┌──
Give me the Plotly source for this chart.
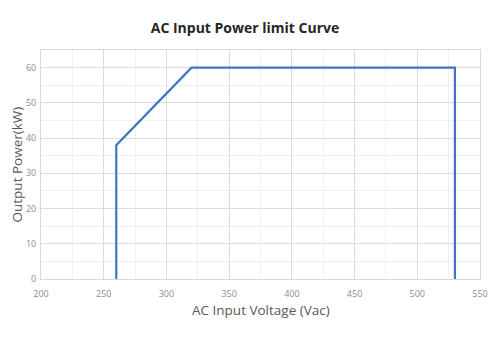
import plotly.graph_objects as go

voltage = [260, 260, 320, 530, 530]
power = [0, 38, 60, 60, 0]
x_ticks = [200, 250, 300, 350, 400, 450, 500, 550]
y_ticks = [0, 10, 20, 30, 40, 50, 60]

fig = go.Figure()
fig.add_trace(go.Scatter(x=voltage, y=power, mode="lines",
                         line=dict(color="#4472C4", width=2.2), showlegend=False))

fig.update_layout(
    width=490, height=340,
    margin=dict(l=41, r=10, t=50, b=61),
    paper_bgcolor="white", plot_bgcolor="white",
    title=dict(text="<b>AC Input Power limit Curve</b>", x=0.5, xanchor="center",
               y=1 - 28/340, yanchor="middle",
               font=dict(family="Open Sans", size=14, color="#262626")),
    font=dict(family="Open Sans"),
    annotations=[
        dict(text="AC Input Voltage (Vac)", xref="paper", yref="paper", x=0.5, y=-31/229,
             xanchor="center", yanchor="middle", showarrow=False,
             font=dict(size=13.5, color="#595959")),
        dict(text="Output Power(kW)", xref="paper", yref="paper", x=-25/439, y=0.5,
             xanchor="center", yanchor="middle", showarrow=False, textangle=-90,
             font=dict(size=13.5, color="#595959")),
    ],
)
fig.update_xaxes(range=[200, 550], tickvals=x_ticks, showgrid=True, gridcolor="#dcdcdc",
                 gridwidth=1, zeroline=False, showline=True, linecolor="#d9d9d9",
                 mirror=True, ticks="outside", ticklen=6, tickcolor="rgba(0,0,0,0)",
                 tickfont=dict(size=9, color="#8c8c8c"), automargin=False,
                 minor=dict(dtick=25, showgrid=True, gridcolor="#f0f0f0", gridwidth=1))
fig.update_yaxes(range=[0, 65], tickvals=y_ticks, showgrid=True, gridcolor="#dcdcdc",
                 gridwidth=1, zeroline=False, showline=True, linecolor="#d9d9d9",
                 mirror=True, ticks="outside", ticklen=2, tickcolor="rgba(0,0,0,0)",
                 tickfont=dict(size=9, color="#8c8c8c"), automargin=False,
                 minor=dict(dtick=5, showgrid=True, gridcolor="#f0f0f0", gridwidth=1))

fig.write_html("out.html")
└──
### Work to complete
Every line from the start of the listing above through the line with "y_ticks = [0, 10, 20, 30, 40, 50, 60]" should be repeated exactly; skip the pictures and add nothing else.

### Result for this exercise
Give me the Plotly source for this chart.
import plotly.graph_objects as go

voltage = [260, 260, 320, 530, 530]
power = [0, 38, 60, 60, 0]
x_ticks = [200, 250, 300, 350, 400, 450, 500, 550]
y_ticks = [0, 10, 20, 30, 40, 50, 60]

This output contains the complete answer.